» **Records provided**:
★ ★ ★ ★ ★

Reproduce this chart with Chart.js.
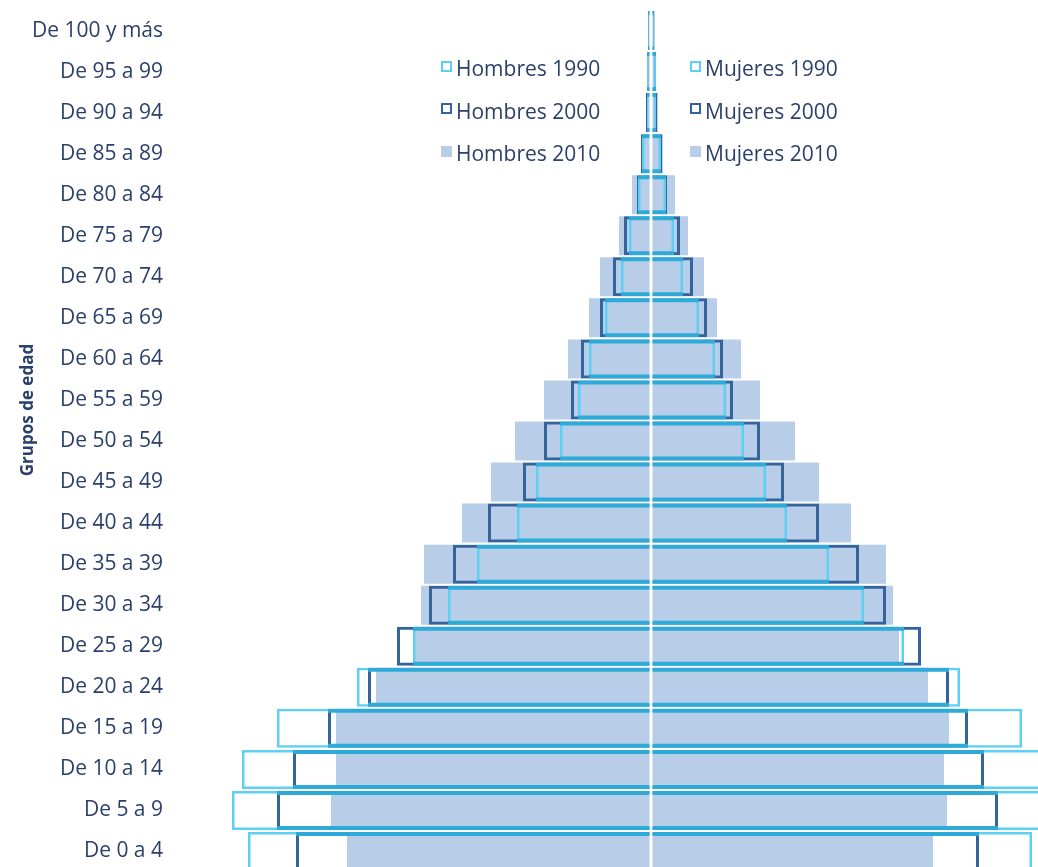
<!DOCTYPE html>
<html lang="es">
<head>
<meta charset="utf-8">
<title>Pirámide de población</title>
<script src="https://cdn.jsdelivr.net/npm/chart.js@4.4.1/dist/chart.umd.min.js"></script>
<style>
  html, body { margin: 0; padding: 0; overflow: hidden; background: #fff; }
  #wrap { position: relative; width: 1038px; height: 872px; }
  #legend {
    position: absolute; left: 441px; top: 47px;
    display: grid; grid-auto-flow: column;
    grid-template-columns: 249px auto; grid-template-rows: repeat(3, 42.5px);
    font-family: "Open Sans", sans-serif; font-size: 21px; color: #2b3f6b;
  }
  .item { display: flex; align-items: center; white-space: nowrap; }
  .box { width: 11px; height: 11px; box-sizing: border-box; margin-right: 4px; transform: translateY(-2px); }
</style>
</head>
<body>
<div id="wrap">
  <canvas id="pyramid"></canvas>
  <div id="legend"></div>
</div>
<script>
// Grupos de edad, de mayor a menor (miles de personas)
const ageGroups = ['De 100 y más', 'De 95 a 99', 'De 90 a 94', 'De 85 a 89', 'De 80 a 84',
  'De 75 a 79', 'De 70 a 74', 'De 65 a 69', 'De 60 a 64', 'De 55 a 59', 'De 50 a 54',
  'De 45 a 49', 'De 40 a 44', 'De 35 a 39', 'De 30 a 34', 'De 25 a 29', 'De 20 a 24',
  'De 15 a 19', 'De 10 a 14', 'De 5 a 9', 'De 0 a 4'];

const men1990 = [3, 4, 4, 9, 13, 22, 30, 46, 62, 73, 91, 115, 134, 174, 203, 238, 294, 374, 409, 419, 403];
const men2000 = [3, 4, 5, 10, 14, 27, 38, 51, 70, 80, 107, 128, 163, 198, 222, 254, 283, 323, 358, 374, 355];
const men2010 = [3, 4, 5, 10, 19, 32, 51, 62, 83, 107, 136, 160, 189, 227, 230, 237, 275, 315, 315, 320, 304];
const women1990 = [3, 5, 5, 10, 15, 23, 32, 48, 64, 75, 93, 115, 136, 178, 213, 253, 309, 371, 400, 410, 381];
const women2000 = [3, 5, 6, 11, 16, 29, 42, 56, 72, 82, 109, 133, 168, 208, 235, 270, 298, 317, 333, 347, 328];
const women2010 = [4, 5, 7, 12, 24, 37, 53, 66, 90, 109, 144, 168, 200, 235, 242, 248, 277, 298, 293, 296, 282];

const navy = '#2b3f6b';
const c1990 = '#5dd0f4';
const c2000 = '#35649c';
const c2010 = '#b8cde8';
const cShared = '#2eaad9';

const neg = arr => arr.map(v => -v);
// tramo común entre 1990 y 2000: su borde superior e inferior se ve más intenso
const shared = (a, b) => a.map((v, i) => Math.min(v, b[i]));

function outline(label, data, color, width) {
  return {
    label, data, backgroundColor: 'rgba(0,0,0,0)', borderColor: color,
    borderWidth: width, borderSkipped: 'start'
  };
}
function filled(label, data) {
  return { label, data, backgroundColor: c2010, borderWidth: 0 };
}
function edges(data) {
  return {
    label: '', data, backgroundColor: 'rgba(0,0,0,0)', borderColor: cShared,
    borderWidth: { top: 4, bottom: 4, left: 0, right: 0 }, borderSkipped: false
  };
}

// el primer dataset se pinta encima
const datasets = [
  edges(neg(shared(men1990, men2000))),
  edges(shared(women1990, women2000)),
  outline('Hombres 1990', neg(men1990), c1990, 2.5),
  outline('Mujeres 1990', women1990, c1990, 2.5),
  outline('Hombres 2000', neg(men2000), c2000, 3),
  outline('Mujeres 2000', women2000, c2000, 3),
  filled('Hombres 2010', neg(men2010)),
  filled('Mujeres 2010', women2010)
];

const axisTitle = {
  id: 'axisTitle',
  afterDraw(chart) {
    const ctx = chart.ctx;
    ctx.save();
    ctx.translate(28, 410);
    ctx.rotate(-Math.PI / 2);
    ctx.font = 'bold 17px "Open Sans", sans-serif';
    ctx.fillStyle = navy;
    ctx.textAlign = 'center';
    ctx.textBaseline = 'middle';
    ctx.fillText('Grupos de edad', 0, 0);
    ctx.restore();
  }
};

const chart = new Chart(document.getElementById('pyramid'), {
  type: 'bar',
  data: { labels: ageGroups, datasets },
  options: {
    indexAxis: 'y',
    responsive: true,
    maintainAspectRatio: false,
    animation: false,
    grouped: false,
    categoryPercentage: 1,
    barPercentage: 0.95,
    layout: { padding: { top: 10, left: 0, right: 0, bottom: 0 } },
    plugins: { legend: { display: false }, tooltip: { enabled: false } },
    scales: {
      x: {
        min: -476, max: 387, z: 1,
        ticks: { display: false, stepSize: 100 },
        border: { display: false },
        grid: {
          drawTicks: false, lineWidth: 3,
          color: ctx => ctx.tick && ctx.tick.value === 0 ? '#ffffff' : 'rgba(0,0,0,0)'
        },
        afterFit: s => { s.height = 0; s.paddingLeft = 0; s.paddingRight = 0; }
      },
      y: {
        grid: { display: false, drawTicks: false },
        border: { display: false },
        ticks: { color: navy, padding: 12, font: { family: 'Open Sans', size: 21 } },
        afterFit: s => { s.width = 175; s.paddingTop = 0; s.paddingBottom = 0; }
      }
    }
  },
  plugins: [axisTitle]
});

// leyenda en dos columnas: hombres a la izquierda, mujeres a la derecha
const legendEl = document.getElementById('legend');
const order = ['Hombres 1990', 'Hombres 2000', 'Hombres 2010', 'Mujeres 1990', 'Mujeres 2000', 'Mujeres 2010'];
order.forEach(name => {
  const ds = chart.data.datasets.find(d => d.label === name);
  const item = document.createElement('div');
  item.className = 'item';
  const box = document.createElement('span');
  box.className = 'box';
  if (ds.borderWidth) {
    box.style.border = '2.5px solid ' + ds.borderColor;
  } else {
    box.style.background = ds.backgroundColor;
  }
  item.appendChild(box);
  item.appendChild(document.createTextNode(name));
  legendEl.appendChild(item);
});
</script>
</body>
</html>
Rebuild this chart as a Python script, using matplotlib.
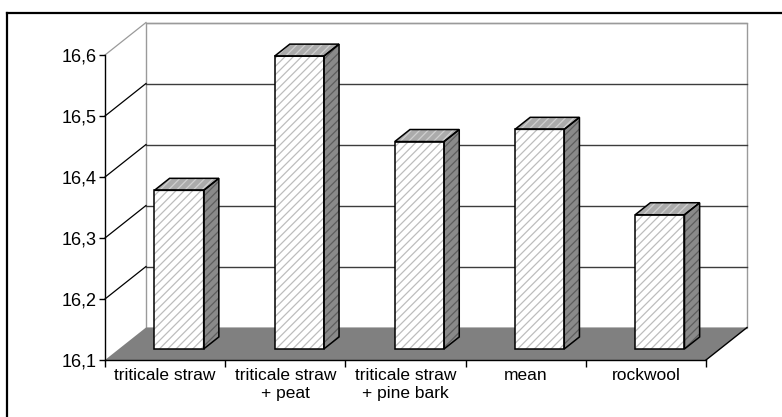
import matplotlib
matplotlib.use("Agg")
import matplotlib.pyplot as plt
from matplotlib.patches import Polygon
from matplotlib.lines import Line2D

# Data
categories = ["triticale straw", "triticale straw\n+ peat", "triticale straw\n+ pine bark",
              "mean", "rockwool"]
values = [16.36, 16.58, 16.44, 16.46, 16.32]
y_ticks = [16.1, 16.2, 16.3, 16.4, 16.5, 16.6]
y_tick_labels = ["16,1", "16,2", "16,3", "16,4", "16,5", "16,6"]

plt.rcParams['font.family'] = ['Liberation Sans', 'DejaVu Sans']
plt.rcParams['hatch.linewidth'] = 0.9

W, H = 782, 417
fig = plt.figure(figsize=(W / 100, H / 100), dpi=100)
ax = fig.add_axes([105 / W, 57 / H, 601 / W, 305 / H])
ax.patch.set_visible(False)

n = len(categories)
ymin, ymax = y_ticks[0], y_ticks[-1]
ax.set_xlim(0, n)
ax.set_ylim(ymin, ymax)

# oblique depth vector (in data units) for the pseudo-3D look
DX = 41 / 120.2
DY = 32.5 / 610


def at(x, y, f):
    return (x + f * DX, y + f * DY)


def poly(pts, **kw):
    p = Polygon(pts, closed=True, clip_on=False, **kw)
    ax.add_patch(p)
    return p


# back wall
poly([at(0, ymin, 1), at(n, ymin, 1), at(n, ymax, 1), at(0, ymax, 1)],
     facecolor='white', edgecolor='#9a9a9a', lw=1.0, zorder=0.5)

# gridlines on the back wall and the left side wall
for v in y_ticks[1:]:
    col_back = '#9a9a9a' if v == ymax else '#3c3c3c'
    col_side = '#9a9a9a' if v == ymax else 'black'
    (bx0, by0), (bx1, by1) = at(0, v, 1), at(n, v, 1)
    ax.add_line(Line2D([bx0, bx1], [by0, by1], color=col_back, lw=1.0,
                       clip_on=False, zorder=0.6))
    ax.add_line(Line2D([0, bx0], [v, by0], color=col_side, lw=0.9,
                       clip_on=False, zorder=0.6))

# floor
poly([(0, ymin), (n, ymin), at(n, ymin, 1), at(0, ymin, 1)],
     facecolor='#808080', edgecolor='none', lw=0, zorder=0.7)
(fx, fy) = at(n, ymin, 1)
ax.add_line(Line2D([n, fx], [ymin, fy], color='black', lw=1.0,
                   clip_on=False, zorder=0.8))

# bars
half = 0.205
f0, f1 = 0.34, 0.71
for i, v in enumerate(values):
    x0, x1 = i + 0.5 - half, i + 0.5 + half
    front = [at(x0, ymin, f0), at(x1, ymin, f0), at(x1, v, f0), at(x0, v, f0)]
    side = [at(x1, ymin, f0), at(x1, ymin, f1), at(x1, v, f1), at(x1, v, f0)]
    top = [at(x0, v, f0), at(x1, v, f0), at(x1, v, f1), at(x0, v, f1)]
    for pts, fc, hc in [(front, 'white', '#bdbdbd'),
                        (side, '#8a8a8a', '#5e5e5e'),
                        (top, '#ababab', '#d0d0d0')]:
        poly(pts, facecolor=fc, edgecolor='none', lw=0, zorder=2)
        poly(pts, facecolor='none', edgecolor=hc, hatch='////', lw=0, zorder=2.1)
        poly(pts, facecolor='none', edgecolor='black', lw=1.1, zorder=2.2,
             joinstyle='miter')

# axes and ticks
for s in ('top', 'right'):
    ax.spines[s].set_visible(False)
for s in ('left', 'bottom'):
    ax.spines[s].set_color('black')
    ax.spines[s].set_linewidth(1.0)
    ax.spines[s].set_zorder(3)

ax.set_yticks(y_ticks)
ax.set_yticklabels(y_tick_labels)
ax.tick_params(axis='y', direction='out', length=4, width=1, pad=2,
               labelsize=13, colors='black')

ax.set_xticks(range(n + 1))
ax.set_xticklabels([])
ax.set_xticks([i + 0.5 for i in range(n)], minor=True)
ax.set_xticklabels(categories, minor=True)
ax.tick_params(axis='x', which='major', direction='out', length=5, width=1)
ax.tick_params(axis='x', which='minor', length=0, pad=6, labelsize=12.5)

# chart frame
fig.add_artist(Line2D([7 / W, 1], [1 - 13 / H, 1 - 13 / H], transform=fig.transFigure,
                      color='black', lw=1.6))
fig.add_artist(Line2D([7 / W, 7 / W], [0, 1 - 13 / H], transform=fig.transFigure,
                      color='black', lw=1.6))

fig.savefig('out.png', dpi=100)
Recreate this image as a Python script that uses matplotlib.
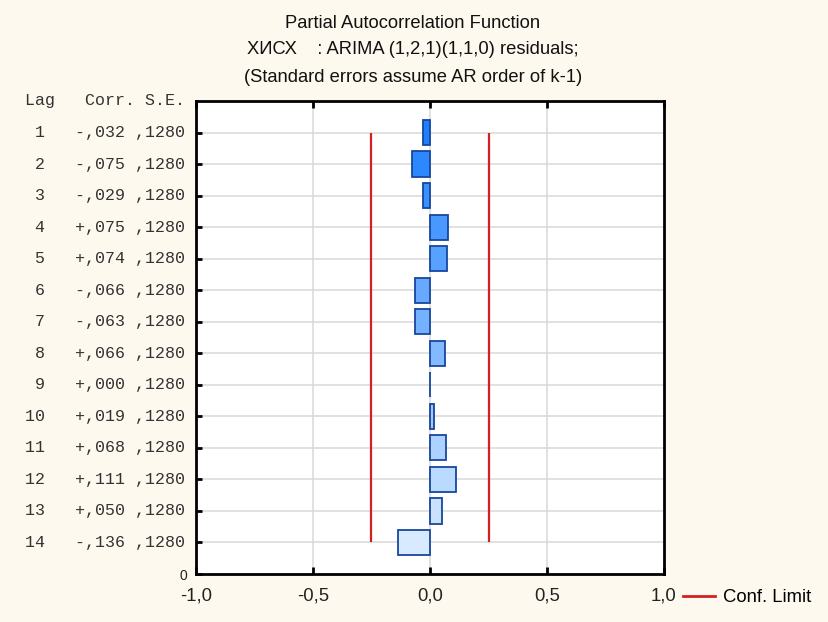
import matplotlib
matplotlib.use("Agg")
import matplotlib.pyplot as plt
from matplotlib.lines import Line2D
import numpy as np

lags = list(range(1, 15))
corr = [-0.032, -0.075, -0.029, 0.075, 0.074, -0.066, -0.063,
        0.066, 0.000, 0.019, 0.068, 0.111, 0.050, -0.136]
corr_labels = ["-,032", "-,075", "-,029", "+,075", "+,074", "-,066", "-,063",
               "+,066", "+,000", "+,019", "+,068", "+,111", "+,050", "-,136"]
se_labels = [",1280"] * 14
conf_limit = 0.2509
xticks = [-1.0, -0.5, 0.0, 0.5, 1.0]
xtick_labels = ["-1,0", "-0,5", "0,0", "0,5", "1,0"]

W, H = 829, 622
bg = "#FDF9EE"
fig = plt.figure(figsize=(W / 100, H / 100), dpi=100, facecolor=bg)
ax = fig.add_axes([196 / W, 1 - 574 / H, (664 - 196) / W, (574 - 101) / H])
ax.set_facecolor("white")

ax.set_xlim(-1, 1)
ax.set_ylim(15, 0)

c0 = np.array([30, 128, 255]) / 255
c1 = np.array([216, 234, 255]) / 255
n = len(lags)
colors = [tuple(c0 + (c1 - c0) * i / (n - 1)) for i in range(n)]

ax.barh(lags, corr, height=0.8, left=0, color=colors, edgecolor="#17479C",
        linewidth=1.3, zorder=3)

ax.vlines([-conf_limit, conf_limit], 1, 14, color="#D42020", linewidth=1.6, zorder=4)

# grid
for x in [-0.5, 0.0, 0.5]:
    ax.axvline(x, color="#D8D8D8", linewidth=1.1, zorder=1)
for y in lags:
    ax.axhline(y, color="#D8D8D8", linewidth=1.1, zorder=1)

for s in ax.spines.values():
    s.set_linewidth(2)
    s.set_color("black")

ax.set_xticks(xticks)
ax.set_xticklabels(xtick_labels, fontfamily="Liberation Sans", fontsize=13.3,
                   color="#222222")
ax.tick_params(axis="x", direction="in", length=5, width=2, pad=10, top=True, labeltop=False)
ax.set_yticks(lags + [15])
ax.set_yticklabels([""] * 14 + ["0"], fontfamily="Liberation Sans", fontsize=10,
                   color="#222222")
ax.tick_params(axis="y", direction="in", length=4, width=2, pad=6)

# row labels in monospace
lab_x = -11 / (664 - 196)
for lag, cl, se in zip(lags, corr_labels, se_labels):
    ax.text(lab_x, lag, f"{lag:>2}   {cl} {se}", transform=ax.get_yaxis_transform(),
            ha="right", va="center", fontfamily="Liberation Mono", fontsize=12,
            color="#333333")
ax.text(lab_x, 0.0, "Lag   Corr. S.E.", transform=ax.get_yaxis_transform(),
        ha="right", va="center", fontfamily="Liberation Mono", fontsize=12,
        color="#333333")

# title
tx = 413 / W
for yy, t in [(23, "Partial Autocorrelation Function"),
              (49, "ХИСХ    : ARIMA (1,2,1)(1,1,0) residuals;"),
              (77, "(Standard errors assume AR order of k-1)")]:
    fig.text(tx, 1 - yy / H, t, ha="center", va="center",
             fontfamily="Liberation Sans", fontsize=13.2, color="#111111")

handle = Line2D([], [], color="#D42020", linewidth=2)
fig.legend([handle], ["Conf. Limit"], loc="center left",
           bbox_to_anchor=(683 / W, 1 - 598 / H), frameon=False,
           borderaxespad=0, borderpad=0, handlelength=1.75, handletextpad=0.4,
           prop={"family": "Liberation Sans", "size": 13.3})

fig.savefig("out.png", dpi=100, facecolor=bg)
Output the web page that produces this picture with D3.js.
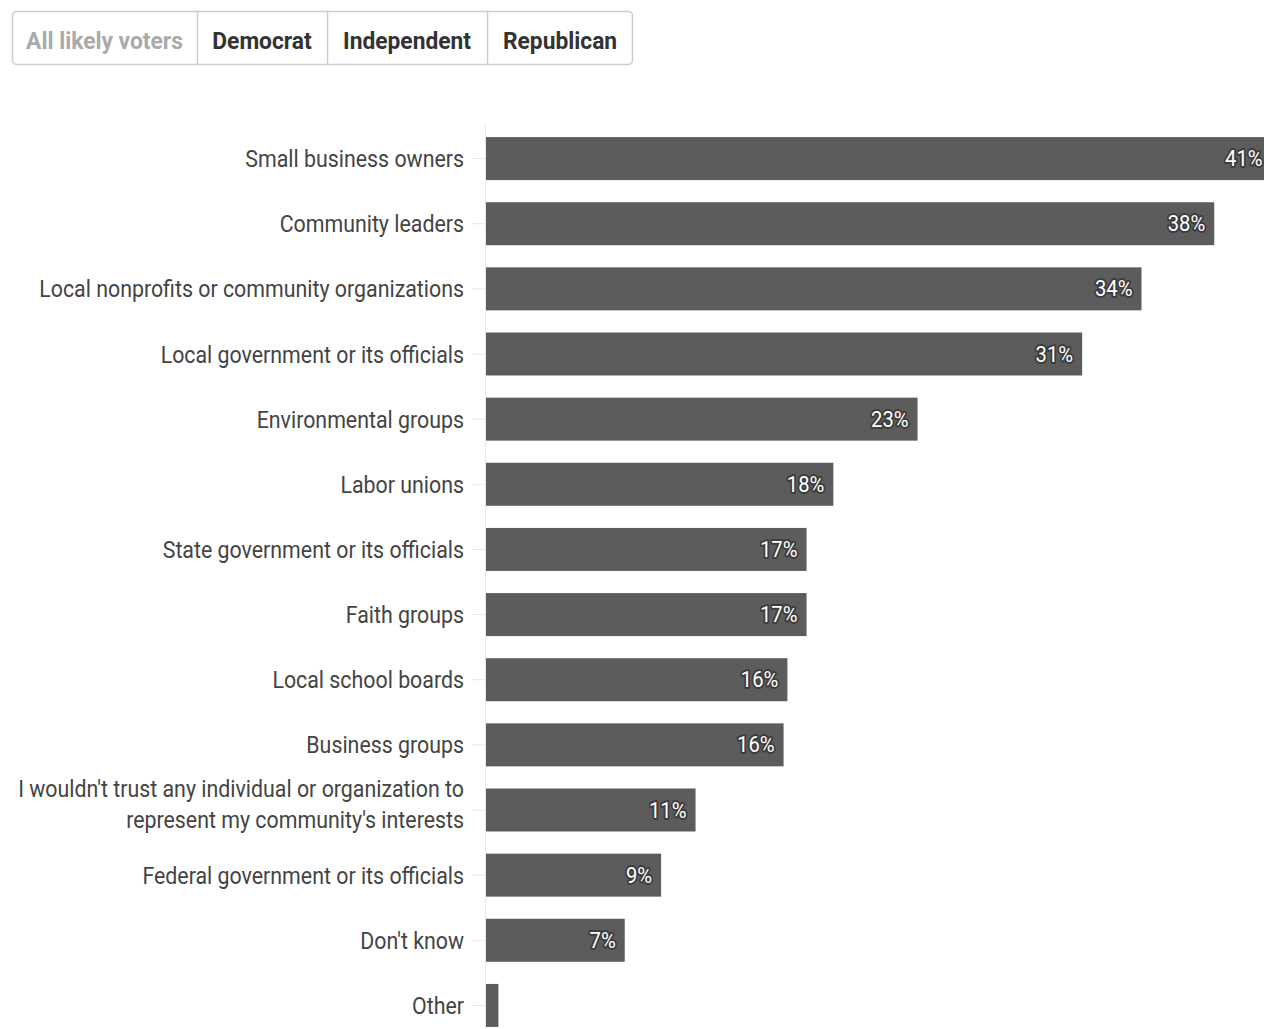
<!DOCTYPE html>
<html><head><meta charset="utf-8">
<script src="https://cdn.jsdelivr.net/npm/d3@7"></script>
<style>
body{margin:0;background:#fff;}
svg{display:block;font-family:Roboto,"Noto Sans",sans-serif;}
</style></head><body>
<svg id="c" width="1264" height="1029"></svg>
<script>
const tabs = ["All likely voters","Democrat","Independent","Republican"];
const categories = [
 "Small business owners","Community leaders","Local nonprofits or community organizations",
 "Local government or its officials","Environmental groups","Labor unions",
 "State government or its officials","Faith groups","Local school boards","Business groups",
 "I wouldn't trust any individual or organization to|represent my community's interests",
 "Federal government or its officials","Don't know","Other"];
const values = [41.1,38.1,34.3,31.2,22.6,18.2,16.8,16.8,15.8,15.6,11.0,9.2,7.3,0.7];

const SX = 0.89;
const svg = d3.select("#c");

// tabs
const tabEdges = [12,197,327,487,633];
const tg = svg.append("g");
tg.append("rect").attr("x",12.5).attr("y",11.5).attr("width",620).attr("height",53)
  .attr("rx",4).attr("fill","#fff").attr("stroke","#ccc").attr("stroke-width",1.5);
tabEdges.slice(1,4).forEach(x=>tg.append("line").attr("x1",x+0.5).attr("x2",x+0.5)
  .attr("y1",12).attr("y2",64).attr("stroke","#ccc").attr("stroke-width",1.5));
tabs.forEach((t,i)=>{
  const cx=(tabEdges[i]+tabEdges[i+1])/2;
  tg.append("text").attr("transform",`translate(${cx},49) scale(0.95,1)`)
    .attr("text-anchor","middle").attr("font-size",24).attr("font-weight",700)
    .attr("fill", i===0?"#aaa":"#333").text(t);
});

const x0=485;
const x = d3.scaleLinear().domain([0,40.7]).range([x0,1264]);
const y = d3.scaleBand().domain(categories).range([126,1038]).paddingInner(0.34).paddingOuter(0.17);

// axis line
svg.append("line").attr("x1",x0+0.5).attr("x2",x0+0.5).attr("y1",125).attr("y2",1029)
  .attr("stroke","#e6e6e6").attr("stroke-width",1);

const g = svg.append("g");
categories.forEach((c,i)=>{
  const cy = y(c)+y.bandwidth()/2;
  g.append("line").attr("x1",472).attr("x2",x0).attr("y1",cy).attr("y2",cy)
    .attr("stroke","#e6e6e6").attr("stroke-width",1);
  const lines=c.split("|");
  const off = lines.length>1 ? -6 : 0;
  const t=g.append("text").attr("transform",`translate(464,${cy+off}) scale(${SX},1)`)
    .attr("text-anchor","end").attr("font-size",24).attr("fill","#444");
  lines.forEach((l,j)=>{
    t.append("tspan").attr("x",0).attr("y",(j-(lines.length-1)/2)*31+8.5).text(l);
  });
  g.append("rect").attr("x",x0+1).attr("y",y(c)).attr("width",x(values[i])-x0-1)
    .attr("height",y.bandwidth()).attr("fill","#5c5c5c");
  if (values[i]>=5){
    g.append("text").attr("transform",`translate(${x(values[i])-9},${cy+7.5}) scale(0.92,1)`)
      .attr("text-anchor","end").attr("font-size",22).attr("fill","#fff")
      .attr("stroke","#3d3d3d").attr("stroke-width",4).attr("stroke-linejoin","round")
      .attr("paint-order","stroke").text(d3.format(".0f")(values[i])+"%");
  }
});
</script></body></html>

★ ★ ★ ★ ★

Wherever the string "Python" appears in the entries above, list that line.

Rebuild this chart as a Python script, using matplotlib.
Recreate this image as a Python script that uses matplotlib.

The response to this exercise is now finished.